**Exercise details**
Your task is to copy the listing exactly. Drop any pictures from the copy.
═════ Data excerpt
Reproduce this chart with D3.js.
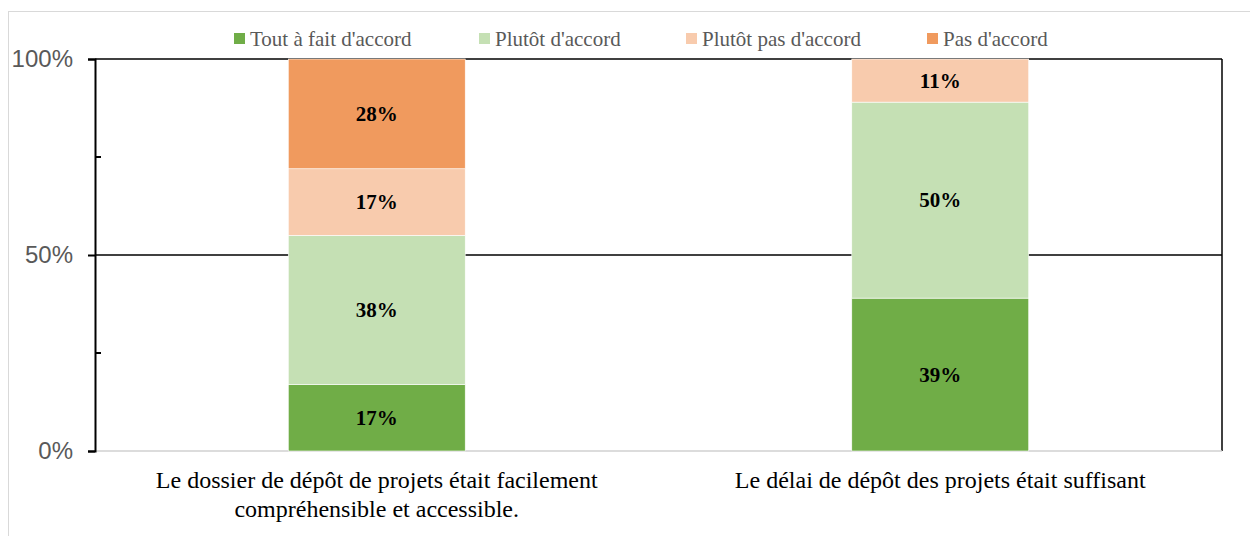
<!DOCTYPE html>
<html>
<head>
<meta charset="utf-8">
<script src="https://cdn.jsdelivr.net/npm/d3@7"></script>
<style>
  body { margin: 0; background: #fff; }
  svg { display: block; }
</style>
</head>
<body>
<svg></svg>
<script>
// data
const categories = [
  ["Le dossier de dépôt de projets était facilement", "compréhensible et accessible."],
  ["Le délai de dépôt des projets était suffisant"]
];
const seriesNames = ["Tout à fait d'accord", "Plutôt d'accord", "Plutôt pas d'accord", "Pas d'accord"];
const toutAFait = [17, 39];
const plutot = [38, 50];
const plutotPas = [17, 11];
const pasDaccord = [28, 0];
const yTicks = [0, 50, 100];
const yMinorTicks = [25, 75];
const colors = ["#70ad47", "#c5e0b4", "#f8cbad", "#f09a5e"];

const W = 1250, H = 536;
const svg = d3.select("svg").attr("width", W).attr("height", H);

const margin = {left: 95, right: 28, top: 59, bottom: 85};
const x0 = margin.left, x1 = W - margin.right;
const y0 = H - margin.bottom, y1 = margin.top;

// outer chart frame
svg.append("rect").attr("x", 8.5).attr("y", 11.5).attr("width", 1300).attr("height", 600)
  .attr("fill", "none").attr("stroke", "#d9d9d9").attr("stroke-width", 1);

const rows = categories.map((c, i) => ({
  cat: i,
  [seriesNames[0]]: toutAFait[i],
  [seriesNames[1]]: plutot[i],
  [seriesNames[2]]: plutotPas[i],
  [seriesNames[3]]: pasDaccord[i]
}));

const x = d3.scaleBand().domain(d3.range(categories.length)).range([x0, x1])
  .paddingInner(0.686).paddingOuter(0.343);
const y = d3.scaleLinear().domain([0, 100]).range([y0, y1]);
const color = d3.scaleOrdinal().domain(seriesNames).range(colors);

// gridlines
svg.append("g").selectAll("line").data(yTicks.slice(1)).join("line")
  .attr("x1", x0).attr("x2", x1).attr("y1", d => y(d)).attr("y2", d => y(d))
  .attr("stroke", "#000").attr("stroke-width", 1.5);

// right border
svg.append("line").attr("x1", x1).attr("x2", x1).attr("y1", y1).attr("y2", y0)
  .attr("stroke", "#000").attr("stroke-width", 1.5);

// bottom category axis (light grey)
svg.append("line").attr("x1", x0).attr("x2", x1).attr("y1", y0).attr("y2", y0)
  .attr("stroke", "#d0d0d0").attr("stroke-width", 1.5);

const stack = d3.stack().keys(seriesNames);
const layers = stack(rows);

const g = svg.append("g");
layers.forEach(layer => {
  g.append("g").selectAll("rect").data(layer).join("rect")
    .attr("x", d => x(d.data.cat))
    .attr("width", x.bandwidth())
    .attr("y", d => y(d[1]))
    .attr("height", d => y(d[0]) - y(d[1]))
    .attr("fill", color(layer.key))
    .attr("stroke", "#fff").attr("stroke-width", 0.6);

  g.append("g").selectAll("text").data(layer.filter(d => d[1] - d[0] > 0)).join("text")
    .attr("x", d => x(d.data.cat) + x.bandwidth() / 2)
    .attr("y", d => (y(d[0]) + y(d[1])) / 2 + 7)
    .attr("text-anchor", "middle")
    .attr("font-family", "'Liberation Serif', 'Times New Roman', serif")
    .attr("font-weight", "bold").attr("font-size", 21)
    .attr("fill", "#000")
    .text(d => (d[1] - d[0]) + "%");
});

// left axis
const yAxis = d3.axisLeft(y).tickValues(yTicks).tickFormat(d => d + "%").tickSize(7).tickPadding(15);
const ax = svg.append("g").attr("transform", `translate(${x0},0)`).call(yAxis);
ax.select(".domain").attr("stroke", "#000").attr("stroke-width", 2);
ax.selectAll(".tick line").attr("stroke", "#000").attr("stroke-width", 2);
ax.selectAll(".tick text").attr("font-family", "'Liberation Sans', Arial, sans-serif")
  .attr("font-size", 24).attr("fill", "#595959");

svg.append("g").selectAll("line").data(yMinorTicks).join("line")
  .attr("x1", x0).attr("x2", x0 + 6).attr("y1", d => y(d)).attr("y2", d => y(d))
  .attr("stroke", "#000").attr("stroke-width", 2);

// category labels
const catText = svg.append("g").selectAll("text").data(categories).join("text")
  .attr("text-anchor", "middle")
  .attr("font-family", "'Liberation Serif', 'Times New Roman', serif")
  .attr("font-size", 24).attr("fill", "#000");
catText.each(function(lines, i) {
  d3.select(this).selectAll("tspan").data(lines).join("tspan")
    .attr("x", x(i) + x.bandwidth() / 2)
    .attr("y", (d, j) => y0 + 37 + j * 29)
    .text(d => d);
});

// legend
const legendX = [234, 479, 686, 927];
const legend = svg.append("g").selectAll("g").data(seriesNames).join("g")
  .attr("transform", (d, i) => `translate(${legendX[i]},0)`);
legend.append("rect").attr("x", 0).attr("y", 33).attr("width", 11).attr("height", 11)
  .attr("fill", d => color(d));
legend.append("text").attr("x", 16).attr("y", 45.5)
  .attr("font-family", "'Liberation Serif', 'Times New Roman', serif")
  .attr("font-size", 21).attr("fill", "#595959")
  .text(d => d);
</script>
</body>
</html>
══════════
**Problem solution**
Reproduce this chart with D3.js.
<!DOCTYPE html>
<html>
<head>
<meta charset="utf-8">
<script src="https://cdn.jsdelivr.net/npm/d3@7"></script>
<style>
  body { margin: 0; background: #fff; }
  svg { display: block; }
</style>
</head>
<body>
<svg></svg>
<script>
// data
const categories = [
  ["Le dossier de dépôt de projets était facilement", "compréhensible et accessible."],
  ["Le délai de dépôt des projets était suffisant"]
];
const seriesNames = ["Tout à fait d'accord", "Plutôt d'accord", "Plutôt pas d'accord", "Pas d'accord"];
const toutAFait = [17, 39];
const plutot = [38, 50];
const plutotPas = [17, 11];
const pasDaccord = [28, 0];
const yTicks = [0, 50, 100];
const yMinorTicks = [25, 75];
const colors = ["#70ad47", "#c5e0b4", "#f8cbad", "#f09a5e"];

const W = 1250, H = 536;
const svg = d3.select("svg").attr("width", W).attr("height", H);

const margin = {left: 95, right: 28, top: 59, bottom: 85};
const x0 = margin.left, x1 = W - margin.right;
const y0 = H - margin.bottom, y1 = margin.top;

// outer chart frame
svg.append("rect").attr("x", 8.5).attr("y", 11.5).attr("width", 1300).attr("height", 600)
  .attr("fill", "none").attr("stroke", "#d9d9d9").attr("stroke-width", 1);

const rows = categories.map((c, i) => ({
  cat: i,
  [seriesNames[0]]: toutAFait[i],
  [seriesNames[1]]: plutot[i],
  [seriesNames[2]]: plutotPas[i],
  [seriesNames[3]]: pasDaccord[i]
}));

const x = d3.scaleBand().domain(d3.range(categories.length)).range([x0, x1])
  .paddingInner(0.686).paddingOuter(0.343);
const y = d3.scaleLinear().domain([0, 100]).range([y0, y1]);
const color = d3.scaleOrdinal().domain(seriesNames).range(colors);

// gridlines
svg.append("g").selectAll("line").data(yTicks.slice(1)).join("line")
  .attr("x1", x0).attr("x2", x1).attr("y1", d => y(d)).attr("y2", d => y(d))
  .attr("stroke", "#000").attr("stroke-width", 1.5);

// right border
svg.append("line").attr("x1", x1).attr("x2", x1).attr("y1", y1).attr("y2", y0)
  .attr("stroke", "#000").attr("stroke-width", 1.5);

// bottom category axis (light grey)
svg.append("line").attr("x1", x0).attr("x2", x1).attr("y1", y0).attr("y2", y0)
  .attr("stroke", "#d0d0d0").attr("stroke-width", 1.5);

const stack = d3.stack().keys(seriesNames);
const layers = stack(rows);

const g = svg.append("g");
layers.forEach(layer => {
  g.append("g").selectAll("rect").data(layer).join("rect")
    .attr("x", d => x(d.data.cat))
    .attr("width", x.bandwidth())
    .attr("y", d => y(d[1]))
    .attr("height", d => y(d[0]) - y(d[1]))
    .attr("fill", color(layer.key))
    .attr("stroke", "#fff").attr("stroke-width", 0.6);

  g.append("g").selectAll("text").data(layer.filter(d => d[1] - d[0] > 0)).join("text")
    .attr("x", d => x(d.data.cat) + x.bandwidth() / 2)
    .attr("y", d => (y(d[0]) + y(d[1])) / 2 + 7)
    .attr("text-anchor", "middle")
    .attr("font-family", "'Liberation Serif', 'Times New Roman', serif")
    .attr("font-weight", "bold").attr("font-size", 21)
    .attr("fill", "#000")
    .text(d => (d[1] - d[0]) + "%");
});

// left axis
const yAxis = d3.axisLeft(y).tickValues(yTicks).tickFormat(d => d + "%").tickSize(7).tickPadding(15);
const ax = svg.append("g").attr("transform", `translate(${x0},0)`).call(yAxis);
ax.select(".domain").attr("stroke", "#000").attr("stroke-width", 2);
ax.selectAll(".tick line").attr("stroke", "#000").attr("stroke-width", 2);
ax.selectAll(".tick text").attr("font-family", "'Liberation Sans', Arial, sans-serif")
  .attr("font-size", 24).attr("fill", "#595959");

svg.append("g").selectAll("line").data(yMinorTicks).join("line")
  .attr("x1", x0).attr("x2", x0 + 6).attr("y1", d => y(d)).attr("y2", d => y(d))
  .attr("stroke", "#000").attr("stroke-width", 2);

// category labels
const catText = svg.append("g").selectAll("text").data(categories).join("text")
  .attr("text-anchor", "middle")
  .attr("font-family", "'Liberation Serif', 'Times New Roman', serif")
  .attr("font-size", 24).attr("fill", "#000");
catText.each(function(lines, i) {
  d3.select(this).selectAll("tspan").data(lines).join("tspan")
    .attr("x", x(i) + x.bandwidth() / 2)
    .attr("y", (d, j) => y0 + 37 + j * 29)
    .text(d => d);
});

// legend
const legendX = [234, 479, 686, 927];
const legend = svg.append("g").selectAll("g").data(seriesNames).join("g")
  .attr("transform", (d, i) => `translate(${legendX[i]},0)`);
legend.append("rect").attr("x", 0).attr("y", 33).attr("width", 11).attr("height", 11)
  .attr("fill", d => color(d));
legend.append("text").attr("x", 16).attr("y", 45.5)
  .attr("font-family", "'Liberation Serif', 'Times New Roman', serif")
  .attr("font-size", 21).attr("fill", "#595959")
  .text(d => d);
</script>
</body>
</html>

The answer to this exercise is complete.